Your task is to copy the material exactly.
········
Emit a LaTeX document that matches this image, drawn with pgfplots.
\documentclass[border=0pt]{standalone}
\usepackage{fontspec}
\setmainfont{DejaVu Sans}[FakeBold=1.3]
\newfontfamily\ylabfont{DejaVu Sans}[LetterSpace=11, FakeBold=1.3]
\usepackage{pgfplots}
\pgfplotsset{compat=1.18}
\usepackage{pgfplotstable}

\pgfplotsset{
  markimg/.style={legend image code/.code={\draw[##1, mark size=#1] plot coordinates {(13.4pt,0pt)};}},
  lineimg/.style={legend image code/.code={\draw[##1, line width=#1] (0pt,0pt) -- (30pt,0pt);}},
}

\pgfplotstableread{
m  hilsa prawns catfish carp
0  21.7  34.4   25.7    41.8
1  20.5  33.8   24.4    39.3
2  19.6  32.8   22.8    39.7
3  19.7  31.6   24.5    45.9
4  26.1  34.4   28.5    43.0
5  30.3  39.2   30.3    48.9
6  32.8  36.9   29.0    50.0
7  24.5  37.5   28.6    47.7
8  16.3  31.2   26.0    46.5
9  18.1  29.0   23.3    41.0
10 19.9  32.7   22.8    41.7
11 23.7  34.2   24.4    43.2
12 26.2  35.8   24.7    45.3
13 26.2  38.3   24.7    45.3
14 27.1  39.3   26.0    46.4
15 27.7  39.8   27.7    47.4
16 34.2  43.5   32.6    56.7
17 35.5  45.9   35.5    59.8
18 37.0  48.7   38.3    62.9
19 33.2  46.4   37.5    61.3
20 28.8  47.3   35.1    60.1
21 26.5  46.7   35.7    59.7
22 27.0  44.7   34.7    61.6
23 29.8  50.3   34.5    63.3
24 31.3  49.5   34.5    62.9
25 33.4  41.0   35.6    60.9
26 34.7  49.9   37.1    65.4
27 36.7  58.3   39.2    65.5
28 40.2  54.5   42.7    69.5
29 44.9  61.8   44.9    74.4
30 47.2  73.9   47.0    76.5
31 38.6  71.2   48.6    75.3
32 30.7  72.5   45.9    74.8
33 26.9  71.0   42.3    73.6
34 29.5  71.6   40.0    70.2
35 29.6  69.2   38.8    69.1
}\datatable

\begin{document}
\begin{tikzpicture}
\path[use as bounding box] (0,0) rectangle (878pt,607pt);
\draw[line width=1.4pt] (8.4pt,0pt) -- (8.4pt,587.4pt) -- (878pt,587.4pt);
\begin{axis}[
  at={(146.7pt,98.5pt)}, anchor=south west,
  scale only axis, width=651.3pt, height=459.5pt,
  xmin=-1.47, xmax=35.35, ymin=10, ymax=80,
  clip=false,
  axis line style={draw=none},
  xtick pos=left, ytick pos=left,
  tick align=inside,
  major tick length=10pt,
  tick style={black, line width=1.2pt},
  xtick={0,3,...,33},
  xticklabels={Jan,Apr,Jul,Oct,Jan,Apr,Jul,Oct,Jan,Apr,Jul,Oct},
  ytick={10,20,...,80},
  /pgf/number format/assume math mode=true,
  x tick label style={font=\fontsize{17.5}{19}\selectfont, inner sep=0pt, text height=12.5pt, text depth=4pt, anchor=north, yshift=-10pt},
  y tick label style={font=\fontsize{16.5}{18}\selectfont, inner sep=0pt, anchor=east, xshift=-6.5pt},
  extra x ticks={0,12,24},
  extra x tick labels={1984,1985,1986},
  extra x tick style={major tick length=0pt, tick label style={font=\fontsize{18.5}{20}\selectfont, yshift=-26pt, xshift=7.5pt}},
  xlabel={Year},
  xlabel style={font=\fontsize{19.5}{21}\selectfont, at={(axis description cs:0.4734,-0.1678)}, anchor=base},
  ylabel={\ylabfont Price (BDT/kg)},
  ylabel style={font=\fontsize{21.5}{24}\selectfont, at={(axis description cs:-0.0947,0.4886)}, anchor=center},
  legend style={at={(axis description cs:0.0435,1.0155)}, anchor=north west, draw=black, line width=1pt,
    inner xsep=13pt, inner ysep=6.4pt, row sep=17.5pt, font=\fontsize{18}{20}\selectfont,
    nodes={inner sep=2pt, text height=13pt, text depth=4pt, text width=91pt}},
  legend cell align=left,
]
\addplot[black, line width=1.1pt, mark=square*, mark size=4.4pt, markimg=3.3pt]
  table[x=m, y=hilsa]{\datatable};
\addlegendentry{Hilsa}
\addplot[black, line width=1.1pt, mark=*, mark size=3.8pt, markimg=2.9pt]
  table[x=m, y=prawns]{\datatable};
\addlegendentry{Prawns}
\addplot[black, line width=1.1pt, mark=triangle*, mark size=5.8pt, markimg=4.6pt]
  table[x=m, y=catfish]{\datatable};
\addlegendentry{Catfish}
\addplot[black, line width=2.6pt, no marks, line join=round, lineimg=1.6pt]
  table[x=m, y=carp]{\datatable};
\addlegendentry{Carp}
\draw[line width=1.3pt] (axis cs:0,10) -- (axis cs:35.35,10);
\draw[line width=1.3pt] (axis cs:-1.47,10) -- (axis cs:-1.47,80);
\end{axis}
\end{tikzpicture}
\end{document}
········
ANSWER BELOW >>
Emit a LaTeX document that matches this image, drawn with pgfplots.
\documentclass[border=0pt]{standalone}
\usepackage{fontspec}
\setmainfont{DejaVu Sans}[FakeBold=1.3]
\newfontfamily\ylabfont{DejaVu Sans}[LetterSpace=11, FakeBold=1.3]
\usepackage{pgfplots}
\pgfplotsset{compat=1.18}
\usepackage{pgfplotstable}

\pgfplotsset{
  markimg/.style={legend image code/.code={\draw[##1, mark size=#1] plot coordinates {(13.4pt,0pt)};}},
  lineimg/.style={legend image code/.code={\draw[##1, line width=#1] (0pt,0pt) -- (30pt,0pt);}},
}

\pgfplotstableread{
m  hilsa prawns catfish carp
0  21.7  34.4   25.7    41.8
1  20.5  33.8   24.4    39.3
2  19.6  32.8   22.8    39.7
3  19.7  31.6   24.5    45.9
4  26.1  34.4   28.5    43.0
5  30.3  39.2   30.3    48.9
6  32.8  36.9   29.0    50.0
7  24.5  37.5   28.6    47.7
8  16.3  31.2   26.0    46.5
9  18.1  29.0   23.3    41.0
10 19.9  32.7   22.8    41.7
11 23.7  34.2   24.4    43.2
12 26.2  35.8   24.7    45.3
13 26.2  38.3   24.7    45.3
14 27.1  39.3   26.0    46.4
15 27.7  39.8   27.7    47.4
16 34.2  43.5   32.6    56.7
17 35.5  45.9   35.5    59.8
18 37.0  48.7   38.3    62.9
19 33.2  46.4   37.5    61.3
20 28.8  47.3   35.1    60.1
21 26.5  46.7   35.7    59.7
22 27.0  44.7   34.7    61.6
23 29.8  50.3   34.5    63.3
24 31.3  49.5   34.5    62.9
25 33.4  41.0   35.6    60.9
26 34.7  49.9   37.1    65.4
27 36.7  58.3   39.2    65.5
28 40.2  54.5   42.7    69.5
29 44.9  61.8   44.9    74.4
30 47.2  73.9   47.0    76.5
31 38.6  71.2   48.6    75.3
32 30.7  72.5   45.9    74.8
33 26.9  71.0   42.3    73.6
34 29.5  71.6   40.0    70.2
35 29.6  69.2   38.8    69.1
}\datatable

\begin{document}
\begin{tikzpicture}
\path[use as bounding box] (0,0) rectangle (878pt,607pt);
\draw[line width=1.4pt] (8.4pt,0pt) -- (8.4pt,587.4pt) -- (878pt,587.4pt);
\begin{axis}[
  at={(146.7pt,98.5pt)}, anchor=south west,
  scale only axis, width=651.3pt, height=459.5pt,
  xmin=-1.47, xmax=35.35, ymin=10, ymax=80,
  clip=false,
  axis line style={draw=none},
  xtick pos=left, ytick pos=left,
  tick align=inside,
  major tick length=10pt,
  tick style={black, line width=1.2pt},
  xtick={0,3,...,33},
  xticklabels={Jan,Apr,Jul,Oct,Jan,Apr,Jul,Oct,Jan,Apr,Jul,Oct},
  ytick={10,20,...,80},
  /pgf/number format/assume math mode=true,
  x tick label style={font=\fontsize{17.5}{19}\selectfont, inner sep=0pt, text height=12.5pt, text depth=4pt, anchor=north, yshift=-10pt},
  y tick label style={font=\fontsize{16.5}{18}\selectfont, inner sep=0pt, anchor=east, xshift=-6.5pt},
  extra x ticks={0,12,24},
  extra x tick labels={1984,1985,1986},
  extra x tick style={major tick length=0pt, tick label style={font=\fontsize{18.5}{20}\selectfont, yshift=-26pt, xshift=7.5pt}},
  xlabel={Year},
  xlabel style={font=\fontsize{19.5}{21}\selectfont, at={(axis description cs:0.4734,-0.1678)}, anchor=base},
  ylabel={\ylabfont Price (BDT/kg)},
  ylabel style={font=\fontsize{21.5}{24}\selectfont, at={(axis description cs:-0.0947,0.4886)}, anchor=center},
  legend style={at={(axis description cs:0.0435,1.0155)}, anchor=north west, draw=black, line width=1pt,
    inner xsep=13pt, inner ysep=6.4pt, row sep=17.5pt, font=\fontsize{18}{20}\selectfont,
    nodes={inner sep=2pt, text height=13pt, text depth=4pt, text width=91pt}},
  legend cell align=left,
]
\addplot[black, line width=1.1pt, mark=square*, mark size=4.4pt, markimg=3.3pt]
  table[x=m, y=hilsa]{\datatable};
\addlegendentry{Hilsa}
\addplot[black, line width=1.1pt, mark=*, mark size=3.8pt, markimg=2.9pt]
  table[x=m, y=prawns]{\datatable};
\addlegendentry{Prawns}
\addplot[black, line width=1.1pt, mark=triangle*, mark size=5.8pt, markimg=4.6pt]
  table[x=m, y=catfish]{\datatable};
\addlegendentry{Catfish}
\addplot[black, line width=2.6pt, no marks, line join=round, lineimg=1.6pt]
  table[x=m, y=carp]{\datatable};
\addlegendentry{Carp}
\draw[line width=1.3pt] (axis cs:0,10) -- (axis cs:35.35,10);
\draw[line width=1.3pt] (axis cs:-1.47,10) -- (axis cs:-1.47,80);
\end{axis}
\end{tikzpicture}
\end{document}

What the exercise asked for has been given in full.